**STATED PROBLEM:** Identify each line below containing the string "that" and copy it.

**MATERIAL:**
╭──

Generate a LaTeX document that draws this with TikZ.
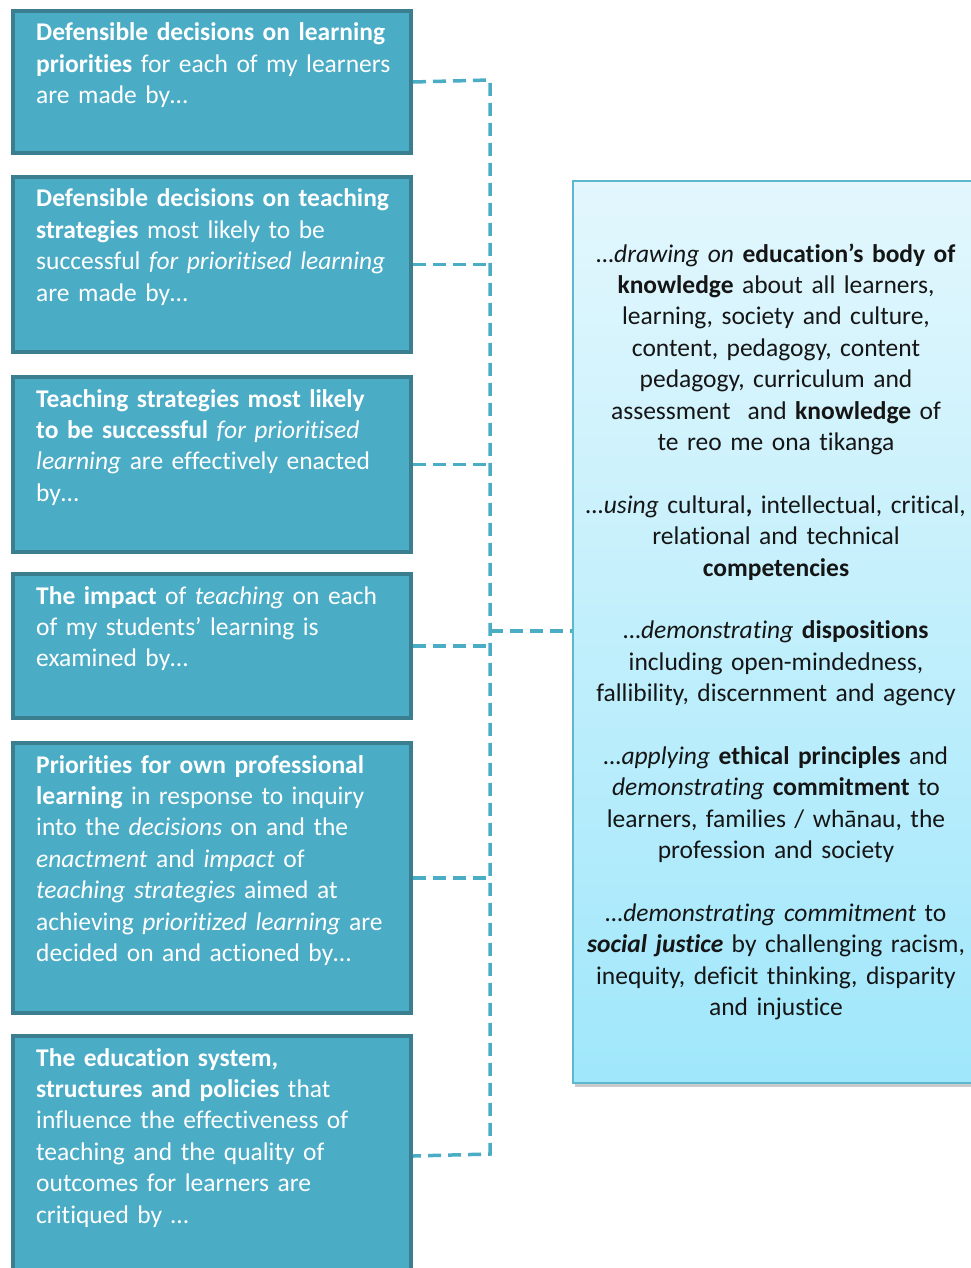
\documentclass[tikz,border=0pt]{standalone}
\usepackage{fontspec}
\setmainfont{Carlito}[Ligatures=NoCommon]
\usetikzlibrary{shadows,calc}
\definecolor{boxfill}{HTML}{4BACC6}
\definecolor{boxedge}{HTML}{3A7E90}
\definecolor{rtop}{HTML}{E3F7FD}
\definecolor{rbot}{HTML}{A0E7FB}
\definecolor{redge}{HTML}{5BB8CF}
\definecolor{dashcol}{HTML}{4BACC6}
\definecolor{txtdark}{HTML}{151515}
\tikzset{
  leftbox/.style={draw=boxedge, line width=4pt, fill=boxfill, rectangle, inner sep=0pt},
  lefttext/.style={anchor=base west, inner sep=0pt, text width=372pt, align=left, text=white,
     font=\fontsize{25.5}{31.4}\selectfont},
  rightbox/.style={draw=redge, line width=2pt, top color=rtop, bottom color=rbot, rectangle, inner sep=0pt,
     drop shadow={shadow xshift=2pt, shadow yshift=-4pt, opacity=0.35, fill=black!60}},
  righttext/.style={anchor=base, inner sep=0pt, text width=400pt, align=center, text=txtdark,
     font=\fontsize{25.5}{31.4}\selectfont},
  link/.style={draw=dashcol, line width=3.5pt, dash pattern=on 13pt off 7pt}
}
\begin{document}
\begin{tikzpicture}[x=1pt,y=-1pt]
\useasboundingbox (0,0) rectangle (970,1268);
% left boxes
\node[leftbox, minimum width=398pt, minimum height=142pt, anchor=north west] (b1) at (11,9) {};
\node[leftbox, minimum width=398pt, minimum height=175pt, anchor=north west] (b2) at (11,175) {};
\node[leftbox, minimum width=398pt, minimum height=175pt, anchor=north west] (b3) at (11,375) {};
\node[leftbox, minimum width=398pt, minimum height=144pt, anchor=north west] (b4) at (11,572) {};
\node[leftbox, minimum width=398pt, minimum height=270pt, anchor=north west] (b5) at (11,741) {};
\node[leftbox, minimum width=398pt, minimum height=240pt, anchor=north west] (b6) at (11,1034) {};
% left texts
\node[lefttext] (t1) at (36,41) {\textbf{Defensible decisions on learning}\\ \textbf{priorities} for each of my learners\\ are made by…};
\node[lefttext] (t2) at (36,207) {\textbf{Defensible decisions on teaching}\\ \textbf{strategies} most likely to be\\ successful \textit{for prioritised learning}\\ are made by…};
\node[lefttext] (t3) at (36,407) {\textbf{Teaching strategies most likely}\\ \textbf{to be successful} \textit{for prioritised}\\ \textit{learning} are effectively enacted\\ by…};
\node[lefttext] (t4) at (36,604) {\textbf{The impact} of \textit{teaching} on each\\ of my students’ learning is\\ examined by…};
\node[lefttext] (t5) at (36,773) {\textbf{Priorities for own professional}\\ \textbf{learning} in response to inquiry\\ into the \textit{decisions} on and the\\ \textit{enactment} and \textit{impact} of\\ \textit{teaching strategies} aimed at\\ achieving \textit{prioritized learning} are\\ decided on and actioned by…};
\node[lefttext] (t6) at (36,1066) {\textbf{The education system,}\\ \textbf{structures and policies} that\\ influence the effectiveness of\\ teaching and the quality of\\ outcomes for learners are\\ critiqued by …};
% right box
\node[rightbox, minimum width=412pt, minimum height=902pt, anchor=north west] (r) at (572,180) {};
\node[righttext] (rt) at (776,262) {\textit{…drawing on} \textbf{education’s body of}\\ \textbf{knowledge} about all learners,\\ learning, society and culture,\\ content, pedagogy, content\\ pedagogy, curriculum and\\ assessment\ \ and \textbf{knowledge} of\\ te reo me ona tikanga\\[31.4pt]
\textit{…using} cultural\textbf{,} intellectual, critical,\\ relational and technical\\ \textbf{competencies}\\[31.4pt]
\textit{…demonstrating} \textbf{dispositions}\\ including open-mindedness,\\ fallibility, discernment and agency\\[31.4pt]
\textit{…applying} \textbf{ethical principles} and\\ \textit{demonstrating} \textbf{commitment} to\\ learners, families / whānau, the\\ profession and society\\[31.4pt]
\textit{…demonstrating commitment} to\\ \textbf{\textit{social justice}} by challenging racism,\\ inequity, deficit thinking, disparity\\ and injustice};
% connectors
\coordinate (v1) at (490,80);
\coordinate (v6) at (490,1154);
\coordinate (vm) at (490,631);
\draw[link] (b1.east) -- (v1) -- (v6) -- (b6.east);
\draw[link] (b2.east) -- (b2.east -| v1);
\draw[link] (b3.east) -- (b3.east -| v1);
\draw[link] (b4.east) -- (b4.east -| v1);
\draw[link] (b5.east) -- (b5.east -| v1);
\draw[link] (vm) -- (vm -| r.west);
\end{tikzpicture}
\end{document}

╰──

**COMPLETE RESPONSE:**
Generate a LaTeX document that draws this with TikZ.
\node[lefttext] (t6) at (36,1066) {\textbf{The education system,}\\ \textbf{structures and policies} that\\ influence the effectiveness of\\ teaching and the quality of\\ outcomes for learners are\\ critiqued by …};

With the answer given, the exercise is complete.